MR STEFANIAK: My question is to the Chief Minister in her capacity as Minister for tourism. The Government has stated that it is actively promoting tourism and also supposedly creating jobs in that industry in the ACT, yet I notice that you have closed a couple of major tourism shopfronts, one in Sydney and one in Melbourne. Can the Minister explain why a busload of tourists coming to Canberra cannot even buy a drink, let alone souvenirs or more substantial refreshments, at the Jolimont Centre on the weekend because the cafeteria is closed? How many jobs previously needed to man that cafeteria have now been axed due to the ALP Government's funding cuts to the Tourism Commission?

MR SPEAKER: Did you get all that, Chief Minister?

MS FOLLETT: I may have the gist of it, Mr Speaker; but I should say that it was very difficult indeed to hear. Mr Stefaniak raised the question of jobs in the Tourism Commission, as far as I can gather, and related that to the closure of the Sydney and Melbourne offices of the commission. There is no doubt that the closure of those two offices will result in some small number of jobs being lost, but it is a small number. At the same time, the Tourism Commission will be taking action to make sure that the marketing effort in both of those centres is preserved and is carried out much more efficiently.

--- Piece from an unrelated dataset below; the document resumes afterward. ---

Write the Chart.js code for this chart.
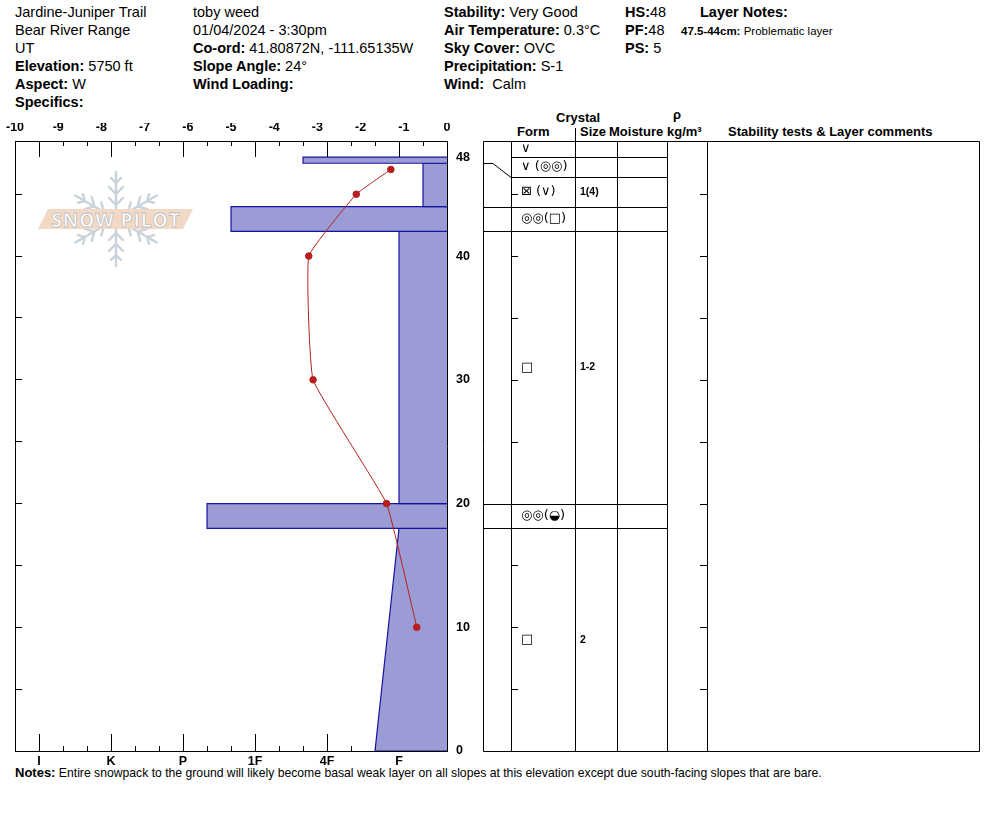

I think that that issue, with all due respect to Mr Stefaniak, is really unrelated to the question of whether you can buy a drink in the Jolimont Centre. It is extremely regrettable if tourists arriving at the Jolimont Centre are not able to get some sort of refreshment, but I very much doubt that it is under the direct control of the Tourism Commission. I will make inquiries into that matter and try to ascertain whether there was any particular reason for the kiosk not being open; but I suspect that the answer is that it was a commercial decision by the operators of that kiosk and one which it would be very difficult for any government to influence, let alone to make a direction upon.

Boxing Control Legislation

MR COLLAERY: My question is to the Chief Minister. I should like to address it to Mr Berry, but he is not here. Your Government's legislation program, which was tabled in this house in June, if I recall, dropped the boxing control legislation from a similar legislation program left by the Alliance Government. In view of comments in the media recently by a spokesperson for the Sport and Recreation Office that the Bill is in the process of going to Cabinet, I ask whether the Boxing Control Bill has been restored to your Government's legislation program and will be introduced in the life of this Assembly.